Trey Hendrickson is still underrated by the NFL media, and might even be underappreciated in Cincinnati. The fireworks show that was the Bengals offense distracted from “Blackout Trey’s” absolute annihilation of pass protection.
Hendrickson has made himself a grand master of pass-rushing, and his sack numbers repeating from New Orleans only indicate a baseline for a 27-year-old player. There is room to grow for Hendrickson.
Here’s him fooling star rookie Rashawn Slater.
Trey Hendrickson takes 2 steps to sell the inside rush which shortens the corner. He then chops down Slater's outside arm to win around the outside. Finally, he rips to disengage and gets a clean sack on Justin Herbert. Awesome pass rush. pic.twitter.com/h61et3fw7E
— Mike (@bengals_sans) December 7, 2021
The lowest sack total of any Hall of Fame pass rusher is the 82.0 career sacks by the Chicago Bears Dan Hampton. Hampton was a member of the famed ’85 squad, and carried his impact on that team into Canton.

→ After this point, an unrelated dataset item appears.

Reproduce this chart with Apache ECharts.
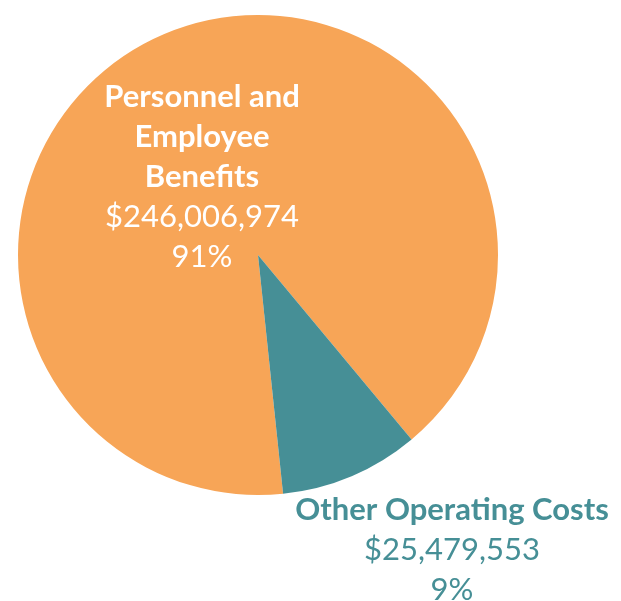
<!DOCTYPE html>
<html>
<head>
<meta charset="utf-8">
<script src="https://cdn.jsdelivr.net/npm/echarts@6/dist/echarts.min.js"></script>
<style>
  html, body { margin: 0; padding: 0; background: #fff; }
  #chart { width: 621px; height: 601px; }
</style>
</head>
<body>
<div id="chart"></div>
<script>
  // 类别与数值
  const categories = ['Personnel and\nEmployee\nBenefits', 'Other Operating Costs']
  const values = [246006974, 25479553]
  const colors = ['#F7A557', '#468F96']
  const labelColors = ['#ffffff', '#468F96']

  const chart = echarts.init(document.getElementById('chart'))

  // 标签位置（每个扇区一个）
  const labelPos = [
    { x: 202, y: 177 },
    { x: 452, y: 550 }
  ]

  const options = {
    animation: false,
    series: [
      {
        type: 'pie',
        center: [258, 255],
        radius: 240,
        startAngle: 276,
        clockwise: true,
        avoidLabelOverlap: false,
        silent: true,
        data: categories.map((name, i) => ({
          name: name,
          value: values[i],
          itemStyle: { color: colors[i] },
          label: { color: labelColors[i] }
        })),
        label: {
          show: true,
          position: 'inside',
          fontFamily: 'Lato',
          align: 'center',
          formatter: p => '{b|' + p.name + '}\n{v|$' + p.value.toLocaleString('en-US') + '}\n{v|' + Math.round(p.percent) + '%}',
          rich: {
            b: { fontFamily: 'Lato', fontWeight: 'bold', fontSize: 31, lineHeight: 40, align: 'center' },
            v: { fontFamily: 'Lato', fontSize: 31, lineHeight: 40, align: 'center' }
          }
        },
        labelLine: { show: false },
        labelLayout: params => ({
          x: labelPos[params.dataIndex].x,
          y: labelPos[params.dataIndex].y,
          align: 'center',
          verticalAlign: 'middle'
        })
      }
    ]
  }

  chart.setOption(options)
</script>
</body>
</html>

Hendrickson could get to 100 career sacks and cement his hall of fame spot that way. He’s at 34.0 sacks right now. That’s only five more years of 13.5 sacks per season for Hendrickson to reach 100. But his best path to enshrinement is through his playoff success.
Highest @PFF Pass Rush grades in the playoffs
— Steve Palazzolo (@PFF_Steve) January 31, 2022
Von Miller 90.5
Trey Hendrickson 87.5
Aaron Donald 87.0
Hendrickson logged 3.5 sacks in the playoff run, bringing his career total in the postseason to 4.5 sacks. This isn’t too far from the all-time greats, Michael Strahan had 9.5 playoff sacks, Reggie White had 12.5, and Dan Hampton had 8.0.
If the Bengals are making deep playoff runs the opportunity will be plenty for Hendrickson to catch these three and make his case.